━━━ Data records

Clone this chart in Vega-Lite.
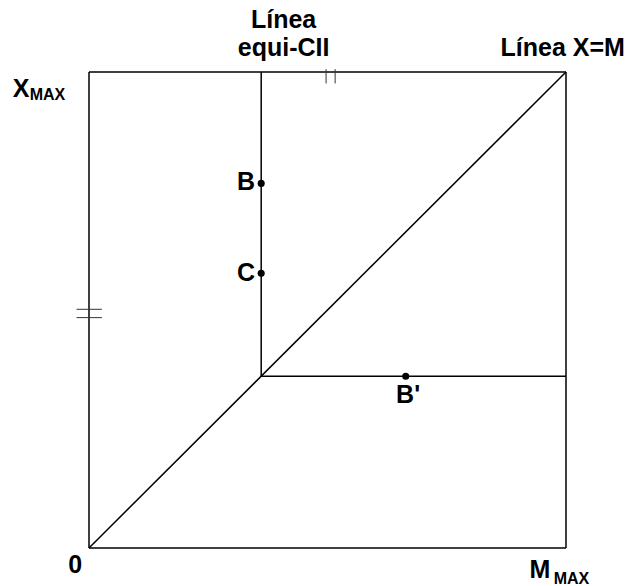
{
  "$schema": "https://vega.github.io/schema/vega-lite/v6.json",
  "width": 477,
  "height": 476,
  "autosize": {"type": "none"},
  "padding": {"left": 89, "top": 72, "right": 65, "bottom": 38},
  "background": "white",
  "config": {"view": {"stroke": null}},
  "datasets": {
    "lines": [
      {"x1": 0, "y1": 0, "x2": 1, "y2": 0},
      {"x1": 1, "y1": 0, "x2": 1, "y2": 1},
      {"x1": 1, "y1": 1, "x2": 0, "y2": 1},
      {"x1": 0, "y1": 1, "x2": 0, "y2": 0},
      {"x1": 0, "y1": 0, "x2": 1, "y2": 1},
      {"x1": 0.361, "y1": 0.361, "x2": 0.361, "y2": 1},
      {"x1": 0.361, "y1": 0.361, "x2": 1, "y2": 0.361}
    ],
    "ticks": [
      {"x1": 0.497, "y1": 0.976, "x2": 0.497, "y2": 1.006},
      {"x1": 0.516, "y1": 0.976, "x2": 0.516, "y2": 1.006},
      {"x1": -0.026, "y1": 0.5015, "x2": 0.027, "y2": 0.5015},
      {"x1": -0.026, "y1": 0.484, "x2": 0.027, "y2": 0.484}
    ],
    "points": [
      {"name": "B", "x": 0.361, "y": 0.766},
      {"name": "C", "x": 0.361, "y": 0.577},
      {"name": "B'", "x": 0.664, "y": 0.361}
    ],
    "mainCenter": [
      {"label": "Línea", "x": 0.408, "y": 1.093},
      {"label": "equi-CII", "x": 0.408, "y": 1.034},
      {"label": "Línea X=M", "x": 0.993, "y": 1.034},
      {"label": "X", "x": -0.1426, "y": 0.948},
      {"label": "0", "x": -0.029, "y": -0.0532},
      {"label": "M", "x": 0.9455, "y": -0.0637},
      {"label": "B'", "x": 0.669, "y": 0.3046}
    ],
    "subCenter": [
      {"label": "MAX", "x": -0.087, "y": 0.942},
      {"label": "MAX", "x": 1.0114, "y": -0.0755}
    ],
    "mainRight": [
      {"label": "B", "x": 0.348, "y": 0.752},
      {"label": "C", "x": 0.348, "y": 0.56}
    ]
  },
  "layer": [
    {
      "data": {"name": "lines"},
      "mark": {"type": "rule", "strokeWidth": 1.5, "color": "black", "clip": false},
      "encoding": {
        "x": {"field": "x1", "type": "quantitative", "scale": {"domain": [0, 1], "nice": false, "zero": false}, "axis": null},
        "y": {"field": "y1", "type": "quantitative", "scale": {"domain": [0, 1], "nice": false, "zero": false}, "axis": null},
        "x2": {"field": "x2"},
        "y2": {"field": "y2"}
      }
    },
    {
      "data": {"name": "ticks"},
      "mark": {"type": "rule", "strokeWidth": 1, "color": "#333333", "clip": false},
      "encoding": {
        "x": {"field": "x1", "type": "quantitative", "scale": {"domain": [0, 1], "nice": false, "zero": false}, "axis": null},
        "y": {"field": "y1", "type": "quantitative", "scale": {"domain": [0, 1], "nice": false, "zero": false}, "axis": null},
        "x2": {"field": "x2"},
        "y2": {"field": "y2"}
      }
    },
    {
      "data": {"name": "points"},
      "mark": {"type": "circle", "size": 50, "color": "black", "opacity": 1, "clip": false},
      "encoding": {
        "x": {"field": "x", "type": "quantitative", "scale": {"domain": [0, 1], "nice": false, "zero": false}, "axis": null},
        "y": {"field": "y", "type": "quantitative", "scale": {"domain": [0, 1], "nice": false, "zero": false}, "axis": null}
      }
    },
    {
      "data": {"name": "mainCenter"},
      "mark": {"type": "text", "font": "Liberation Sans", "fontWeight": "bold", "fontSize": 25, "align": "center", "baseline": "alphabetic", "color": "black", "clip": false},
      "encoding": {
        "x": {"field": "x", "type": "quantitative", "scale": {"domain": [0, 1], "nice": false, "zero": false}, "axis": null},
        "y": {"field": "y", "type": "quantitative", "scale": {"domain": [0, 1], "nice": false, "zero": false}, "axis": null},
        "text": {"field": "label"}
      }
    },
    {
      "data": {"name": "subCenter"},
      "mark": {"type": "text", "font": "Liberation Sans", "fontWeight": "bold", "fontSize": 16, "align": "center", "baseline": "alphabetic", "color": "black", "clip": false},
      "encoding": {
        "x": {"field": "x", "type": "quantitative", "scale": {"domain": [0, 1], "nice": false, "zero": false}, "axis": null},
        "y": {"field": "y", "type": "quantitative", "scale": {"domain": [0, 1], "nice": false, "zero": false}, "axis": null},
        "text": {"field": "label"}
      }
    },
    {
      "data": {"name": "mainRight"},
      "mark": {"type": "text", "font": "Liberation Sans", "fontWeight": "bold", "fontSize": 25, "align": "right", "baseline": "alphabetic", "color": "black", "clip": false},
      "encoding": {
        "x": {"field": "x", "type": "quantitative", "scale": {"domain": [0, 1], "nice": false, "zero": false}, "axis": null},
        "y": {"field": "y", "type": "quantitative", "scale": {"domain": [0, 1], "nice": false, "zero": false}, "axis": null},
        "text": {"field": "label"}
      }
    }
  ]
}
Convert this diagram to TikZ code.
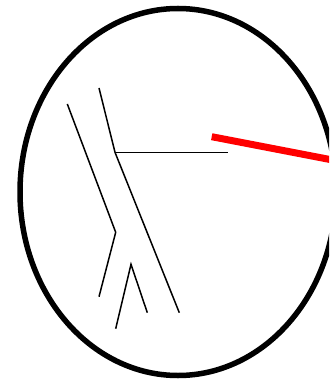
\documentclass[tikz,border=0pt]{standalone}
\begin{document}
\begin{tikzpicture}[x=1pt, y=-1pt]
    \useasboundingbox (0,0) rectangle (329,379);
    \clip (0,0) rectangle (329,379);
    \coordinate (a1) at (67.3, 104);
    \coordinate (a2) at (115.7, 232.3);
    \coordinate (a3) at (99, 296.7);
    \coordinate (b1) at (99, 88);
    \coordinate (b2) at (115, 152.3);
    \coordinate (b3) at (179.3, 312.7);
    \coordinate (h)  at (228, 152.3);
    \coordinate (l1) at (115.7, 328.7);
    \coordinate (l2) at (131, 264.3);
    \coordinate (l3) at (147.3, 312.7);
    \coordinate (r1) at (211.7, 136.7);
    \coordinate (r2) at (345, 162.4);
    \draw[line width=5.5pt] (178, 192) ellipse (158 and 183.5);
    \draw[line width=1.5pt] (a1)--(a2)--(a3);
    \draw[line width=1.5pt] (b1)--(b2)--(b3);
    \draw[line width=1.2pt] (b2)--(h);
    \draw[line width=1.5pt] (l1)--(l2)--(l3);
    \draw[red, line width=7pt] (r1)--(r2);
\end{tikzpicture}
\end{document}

━━━━━━

What you will do ▸ Print the full listing exactly, dropping the pictures.

Answer to the task ▸
Clone this chart in Vega-Lite.
{
  "$schema": "https://vega.github.io/schema/vega-lite/v6.json",
  "width": 477,
  "height": 476,
  "autosize": {"type": "none"},
  "padding": {"left": 89, "top": 72, "right": 65, "bottom": 38},
  "background": "white",
  "config": {"view": {"stroke": null}},
  "datasets": {
    "lines": [
      {"x1": 0, "y1": 0, "x2": 1, "y2": 0},
      {"x1": 1, "y1": 0, "x2": 1, "y2": 1},
      {"x1": 1, "y1": 1, "x2": 0, "y2": 1},
      {"x1": 0, "y1": 1, "x2": 0, "y2": 0},
      {"x1": 0, "y1": 0, "x2": 1, "y2": 1},
      {"x1": 0.361, "y1": 0.361, "x2": 0.361, "y2": 1},
      {"x1": 0.361, "y1": 0.361, "x2": 1, "y2": 0.361}
    ],
    "ticks": [
      {"x1": 0.497, "y1": 0.976, "x2": 0.497, "y2": 1.006},
      {"x1": 0.516, "y1": 0.976, "x2": 0.516, "y2": 1.006},
      {"x1": -0.026, "y1": 0.5015, "x2": 0.027, "y2": 0.5015},
      {"x1": -0.026, "y1": 0.484, "x2": 0.027, "y2": 0.484}
    ],
    "points": [
      {"name": "B", "x": 0.361, "y": 0.766},
      {"name": "C", "x": 0.361, "y": 0.577},
      {"name": "B'", "x": 0.664, "y": 0.361}
    ],
    "mainCenter": [
      {"label": "Línea", "x": 0.408, "y": 1.093},
      {"label": "equi-CII", "x": 0.408, "y": 1.034},
      {"label": "Línea X=M", "x": 0.993, "y": 1.034},
      {"label": "X", "x": -0.1426, "y": 0.948},
      {"label": "0", "x": -0.029, "y": -0.0532},
      {"label": "M", "x": 0.9455, "y": -0.0637},
      {"label": "B'", "x": 0.669, "y": 0.3046}
    ],
    "subCenter": [
      {"label": "MAX", "x": -0.087, "y": 0.942},
      {"label": "MAX", "x": 1.0114, "y": -0.0755}
    ],
    "mainRight": [
      {"label": "B", "x": 0.348, "y": 0.752},
      {"label": "C", "x": 0.348, "y": 0.56}
    ]
  },
  "layer": [
    {
      "data": {"name": "lines"},
      "mark": {"type": "rule", "strokeWidth": 1.5, "color": "black", "clip": false},
      "encoding": {
        "x": {"field": "x1", "type": "quantitative", "scale": {"domain": [0, 1], "nice": false, "zero": false}, "axis": null},
        "y": {"field": "y1", "type": "quantitative", "scale": {"domain": [0, 1], "nice": false, "zero": false}, "axis": null},
        "x2": {"field": "x2"},
        "y2": {"field": "y2"}
      }
    },
    {
      "data": {"name": "ticks"},
      "mark": {"type": "rule", "strokeWidth": 1, "color": "#333333", "clip": false},
      "encoding": {
        "x": {"field": "x1", "type": "quantitative", "scale": {"domain": [0, 1], "nice": false, "zero": false}, "axis": null},
        "y": {"field": "y1", "type": "quantitative", "scale": {"domain": [0, 1], "nice": false, "zero": false}, "axis": null},
        "x2": {"field": "x2"},
        "y2": {"field": "y2"}
      }
    },
    {
      "data": {"name": "points"},
      "mark": {"type": "circle", "size": 50, "color": "black", "opacity": 1, "clip": false},
      "encoding": {
        "x": {"field": "x", "type": "quantitative", "scale": {"domain": [0, 1], "nice": false, "zero": false}, "axis": null},
        "y": {"field": "y", "type": "quantitative", "scale": {"domain": [0, 1], "nice": false, "zero": false}, "axis": null}
      }
    },
    {
      "data": {"name": "mainCenter"},
      "mark": {"type": "text", "font": "Liberation Sans", "fontWeight": "bold", "fontSize": 25, "align": "center", "baseline": "alphabetic", "color": "black", "clip": false},
      "encoding": {
        "x": {"field": "x", "type": "quantitative", "scale": {"domain": [0, 1], "nice": false, "zero": false}, "axis": null},
        "y": {"field": "y", "type": "quantitative", "scale": {"domain": [0, 1], "nice": false, "zero": false}, "axis": null},
        "text": {"field": "label"}
      }
    },
    {
      "data": {"name": "subCenter"},
      "mark": {"type": "text", "font": "Liberation Sans", "fontWeight": "bold", "fontSize": 16, "align": "center", "baseline": "alphabetic", "color": "black", "clip": false},
      "encoding": {
        "x": {"field": "x", "type": "quantitative", "scale": {"domain": [0, 1], "nice": false, "zero": false}, "axis": null},
        "y": {"field": "y", "type": "quantitative", "scale": {"domain": [0, 1], "nice": false, "zero": false}, "axis": null},
        "text": {"field": "label"}
      }
    },
    {
      "data": {"name": "mainRight"},
      "mark": {"type": "text", "font": "Liberation Sans", "fontWeight": "bold", "fontSize": 25, "align": "right", "baseline": "alphabetic", "color": "black", "clip": false},
      "encoding": {
        "x": {"field": "x", "type": "quantitative", "scale": {"domain": [0, 1], "nice": false, "zero": false}, "axis": null},
        "y": {"field": "y", "type": "quantitative", "scale": {"domain": [0, 1], "nice": false, "zero": false}, "axis": null},
        "text": {"field": "label"}
      }
    }
  ]
}
Convert this diagram to TikZ code.
\documentclass[tikz,border=0pt]{standalone}
\begin{document}
\begin{tikzpicture}[x=1pt, y=-1pt]
    \useasboundingbox (0,0) rectangle (329,379);
    \clip (0,0) rectangle (329,379);
    \coordinate (a1) at (67.3, 104);
    \coordinate (a2) at (115.7, 232.3);
    \coordinate (a3) at (99, 296.7);
    \coordinate (b1) at (99, 88);
    \coordinate (b2) at (115, 152.3);
    \coordinate (b3) at (179.3, 312.7);
    \coordinate (h)  at (228, 152.3);
    \coordinate (l1) at (115.7, 328.7);
    \coordinate (l2) at (131, 264.3);
    \coordinate (l3) at (147.3, 312.7);
    \coordinate (r1) at (211.7, 136.7);
    \coordinate (r2) at (345, 162.4);
    \draw[line width=5.5pt] (178, 192) ellipse (158 and 183.5);
    \draw[line width=1.5pt] (a1)--(a2)--(a3);
    \draw[line width=1.5pt] (b1)--(b2)--(b3);
    \draw[line width=1.2pt] (b2)--(h);
    \draw[line width=1.5pt] (l1)--(l2)--(l3);
    \draw[red, line width=7pt] (r1)--(r2);
\end{tikzpicture}
\end{document}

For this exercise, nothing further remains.